InfluxDB provides the needed specialized infrastructure. The interface is a SQL-like query language which returns JSON format results. The database handles regular and irregular time series. It also allows you to write queries to determine the structure of the data.
InfluxDB is written in Go and unlike KDB is open source (as opposed to just being free).
Next, Ben Medlock @SwiftKey talked about how Swiftkey built the world’s smartest keyboard which is used on many smartphones and tablets. The goal is to improve the accuracy of keyboarding by using AI. Ben split the processes into three categories:
- context – next word prediction, language detection
- input – error correction using the proximity of keys on the keyboard
- prior knowledge
Language detection and next word prediction were originally based on a one-trillion-word, multi-language database. Swiftkey created several independent models of word distribution which are amalgamated to create a set of best guesses for the next word.
The keyboard model is based on the probability that a neighboring key is struck in error. Over time, the parameters of the Gaussian distribution of errors around each key becomes unique to each user.
Ben also talked about the need to place a profanity/obscenity filter on the vocabulary and how Swiftkey had recently built the new interface for Stephen Hawking’s speech generation tool. He also noted that his original work was on spam filtering software.

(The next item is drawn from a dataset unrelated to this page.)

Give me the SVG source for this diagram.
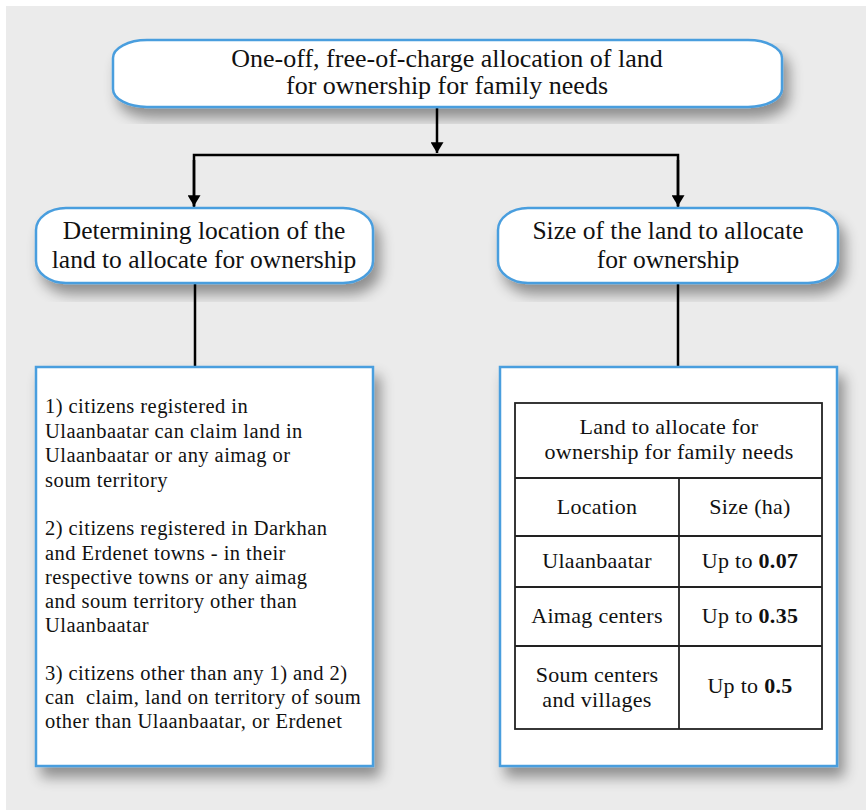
<svg xmlns="http://www.w3.org/2000/svg" width="868" height="810" viewBox="0 0 868 810">
<defs>
<filter id="sh" x="-10%" y="-10%" width="125%" height="135%">
<feGaussianBlur in="SourceAlpha" stdDeviation="7"/>
<feOffset dx="6" dy="10" result="b"/>
<feComponentTransfer><feFuncA type="linear" slope="0.4"/></feComponentTransfer>
<feMerge><feMergeNode/><feMergeNode in="SourceGraphic"/></feMerge>
</filter>
<marker id="ah" viewBox="0 0 10 12" refX="10" refY="6" markerWidth="15" markerHeight="13" markerUnits="userSpaceOnUse" orient="auto">
<path d="M0,0 L10,6 L0,12 Z" fill="#000"/>
</marker>
<style>
.box{fill:#fff;stroke:#4a9ede;stroke-width:2.5}
text{font-family:'Liberation Serif','DejaVu Serif',serif;fill:#111}
.top{font-size:26px;text-anchor:middle}
.h{font-size:25.5px;text-anchor:middle}
.b{font-size:20.5px;letter-spacing:0.45px}
.c{font-size:22px;letter-spacing:0.3px;text-anchor:middle}
.ln{stroke:#000;stroke-width:2.5;fill:none}
.tb{stroke:#222;stroke-width:1.8;fill:none}
</style>
</defs>
<rect x="0" y="0" width="868" height="810" fill="#fff"/>
<rect x="6" y="6" width="860" height="804" fill="#ebebeb"/>

<g id="connectors">
<line class="ln" x1="437" y1="108" x2="437" y2="153" marker-end="url(#ah)"/>
<polyline class="ln" points="194,207 194,155 678,155 678,207"/>
<line class="ln" x1="194" y1="160" x2="194" y2="206" marker-end="url(#ah)"/>
<line class="ln" x1="678" y1="160" x2="678" y2="206" marker-end="url(#ah)"/>
<line class="ln" x1="195" y1="283" x2="195" y2="367"/>
<line class="ln" x1="678" y1="283" x2="678" y2="367"/>
</g>

<g id="top">
<rect class="box" x="113" y="40" width="669" height="67" rx="34" ry="18" filter="url(#sh)"/>
<text class="top" x="447" y="67">One-off, free-of-charge allocation of land</text>
<text class="top" x="447" y="94">for ownership for family needs</text>
</g>

<g id="location">
<rect class="box" x="36" y="208" width="337" height="75" rx="30" ry="22" filter="url(#sh)"/>
<text class="h" x="204" y="239">Determining location of the</text>
<text class="h" x="204" y="268">land to allocate for ownership</text>
</g>

<g id="size">
<rect class="box" x="498" y="208" width="340" height="75" rx="30" ry="22" filter="url(#sh)"/>
<text class="h" x="668" y="239">Size of the land to allocate</text>
<text class="h" x="668" y="268">for ownership</text>
</g>

<g id="rules">
<rect class="box" x="36" y="367" width="337" height="399" filter="url(#sh)"/>
<text class="b" x="45" y="413">1) citizens registered in</text>
<text class="b" x="45" y="438">Ulaanbaatar can claim land in</text>
<text class="b" x="45" y="462">Ulaanbaatar or any aimag or</text>
<text class="b" x="45" y="487">soum territory</text>
<text class="b" x="45" y="535">2) citizens registered in Darkhan</text>
<text class="b" x="45" y="560">and Erdenet towns - in their</text>
<text class="b" x="45" y="584">respective towns or any aimag</text>
<text class="b" x="45" y="608">and soum territory other than</text>
<text class="b" x="45" y="632">Ulaanbaatar</text>
<text class="b" x="45" y="680">3) citizens other than any 1) and 2)</text>
<text class="b" x="45" y="704" xml:space="preserve">can  claim, land on territory of soum</text>
<text class="b" x="45" y="728">other than Ulaanbaatar, or Erdenet</text>
</g>

<g id="table">
<rect class="box" x="500" y="367" width="337" height="399" filter="url(#sh)"/>
<rect class="tb" x="515" y="403" width="307" height="326"/>
<line class="tb" x1="515" y1="478" x2="822" y2="478"/>
<line class="tb" x1="515" y1="536" x2="822" y2="536"/>
<line class="tb" x1="515" y1="587" x2="822" y2="587"/>
<line class="tb" x1="515" y1="646" x2="822" y2="646"/>
<line class="tb" x1="679" y1="478" x2="679" y2="729"/>
<text class="c" x="669" y="434">Land to allocate for</text>
<text class="c" x="669" y="459">ownership for family needs</text>
<text class="c" x="597" y="514">Location</text>
<text class="c" x="750" y="514">Size (ha)</text>
<text class="c" x="597" y="568">Ulaanbaatar</text>
<text class="c" x="750" y="568">Up to <tspan font-weight="bold">0.07</tspan></text>
<text class="c" x="597" y="623">Aimag centers</text>
<text class="c" x="750" y="623">Up to <tspan font-weight="bold">0.35</tspan></text>
<text class="c" x="597" y="682">Soum centers</text>
<text class="c" x="597" y="707">and villages</text>
<text class="c" x="750" y="693">Up to <tspan font-weight="bold">0.5</tspan></text>
</g>
</svg>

Next, Ion Stoica @databricks was interviewed by Matt Turck. Ion talked about how his initial work on distributing video over the internet at @Conviva lead to his search for real-time analysis tools for #BigData. In 2007 Hadoop had just come out, but it was a batch process and therefore not suitable for real-time work. He felt that Hadoop set a standard for handling storage and resources, but the computation layer could be improved. From this, Spark was developed. Spark brings the following advantages to the analysis of very large databases:
- Faster – optimized in-memory processing –
- Easy to use API – easier to write applications – has 100 operators beyond just map and reduce
- Unified platform – support streaming, interactive, query processing, graph based computation
Furthermore, analysis of streaming data can be done using a sequence of micro-batch jobs
Spark also provides out-of-the-box fault tolerance from the microbatch framework with minimum latencies in the hundredths of seconds. (But it’s architecture makes it hard to get the single-digit millisecond latency needed by certain applications such as high frequency trading).
Databricks is a cloud-based service built on top of Spark which adds cluster management tools, organization of work spaces, and dashboards.
Lastly, Ryan Smith @Qualtrics was interviewed by Matt Turck. Qualtrics recently was valued in excess of $1B and was started in Provo Utah by Ryan and his father. The goal was to make experimental design as easy as possible.
Initially the product was marketed to academics. As the students moved to the work force, they introduced their companies to the tool. The low-cost model was originally used to entice academic usage, but has proven important as middle level corporate users in research could easily budget for it and spread its use.
Ryan talked about how their product fits well in the current business models which stress customer feedback, empowerment of middle level corporate users to use new technology, and the search for efficient ways to analyze data with fewer analysts.
He also talked about how Qualtrics is building a ecosystem consisting of new ways to use their questionnaires and better ways to analyze and present results.